Nice 3D Image

A reader sent this to me. It is an animated GIF image file made from the History Channel’s “Real Face of Jesus” documentary. I think it nicely shows something of the 3D data contained in the image.

Shroud face before 3D animated rotation relative to the original

6 thoughts on “Nice 3D Image”

  1. There is no 3D in the clip. Any illusion of 3D is created by the animation. and the latter is achieved somewhat crudely by compressing the subject right of the midline (viewer’s perspective) while keeping the opposite side the same. Note the way that the image seems to shrink as the virtual “camera” jerkily pans to the left.

    I see there are free, downloadable programs available on the internet for animating any uploaded GIF image of one’s choosing. I might try saving the blogmeister’s image as a GIF file, then animating as per his clip that attempts to endow the 2D positive Shroud image with allegedly 3D properties. Then we would see Dan Porter constantly shaking his head at some of the ideas that appear on his site.
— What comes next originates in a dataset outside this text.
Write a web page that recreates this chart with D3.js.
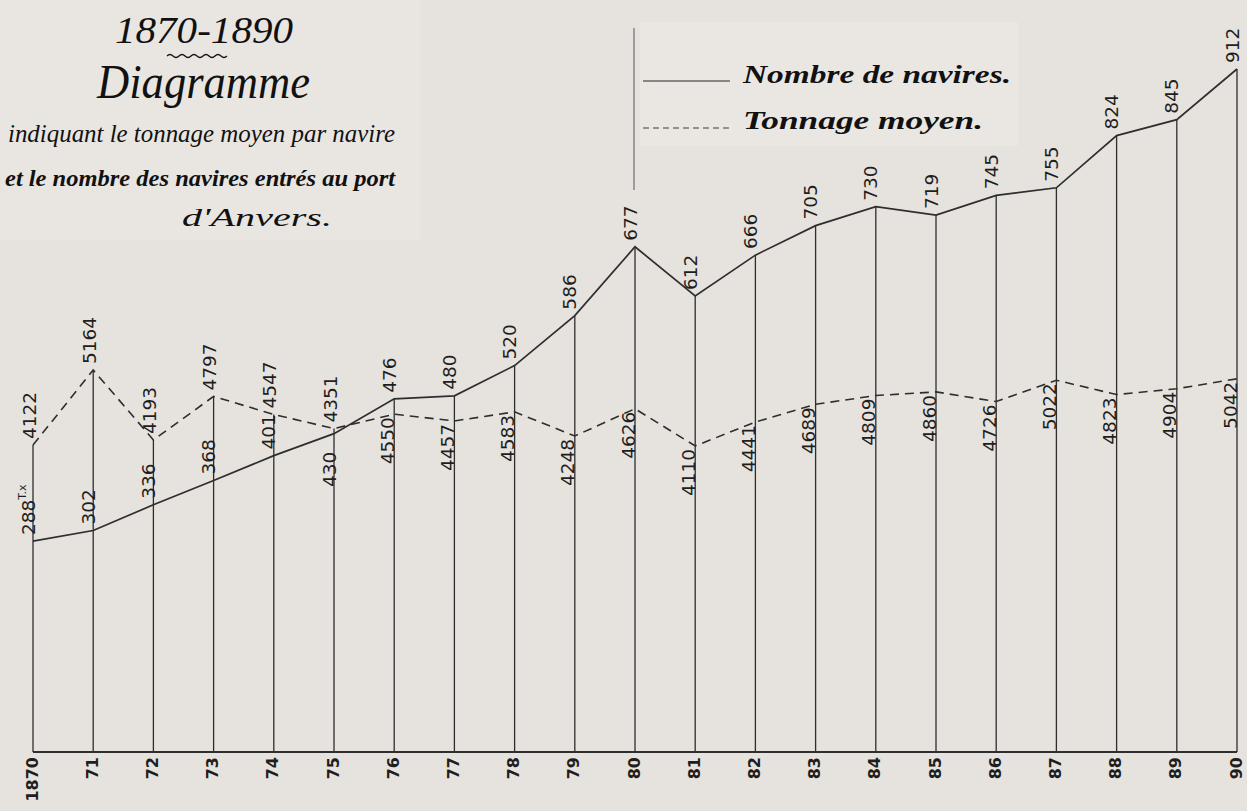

    Sorry, blogmeister. No 3D properties, except those that can be elicited from image density in OTHER programs. Good try. No cigar.

      1. You’ve missed the point, DG. Don’t confuse animated 3D of light/dark tone-reversed 2D images with 3D, or even pseudo-3D.

        If you want to see Dan Porter in real 3D with enhanced animation, arrive on his doorstep, pretend to be Cardinal Spaghettini from Rome, and announce that the Vatican has had to turn down his request to be Official Site Provider for All Matters Pertaining to the Turin Shroud. For super-animation, tell him that honour is being bestowed on a rival consortium led by Barrie Schwortz, Thibault Heimburger and David Rolfe.

        In your dreams? Well, my dreams anyway…

      2. Cardinal Spaghettini was made papal nuncio to Malta last month – it was in all the papers. Besides Dan’s got a bigger budget than the Vatican these days.

    1. Actually, Colin, in this case you are mistaken. The 3D data that allows plotting (e.g. imagej, VP8, etc.) can also be viewed in many ways: stereoscope, 3D glasses, lenticular print, simulated motion, etc. The shrinking you see was artistic effect, very common in documentaries — panning in and panning out. It has nothing to do with the 3D effect you see. Really! Ray Downing did the work in his documentary. I’ve met with him. I’m completely convinced about the quality and integrity See

  2. Actually, Colin, you have done enough work, yourself, with imagej to know better. Plot several images by changing to viewing position just slightly. Then animate the GIF, a very elementary task. Now, do it with my picture. Shaking my head is a whole different game and doesn’t mean it is 3D.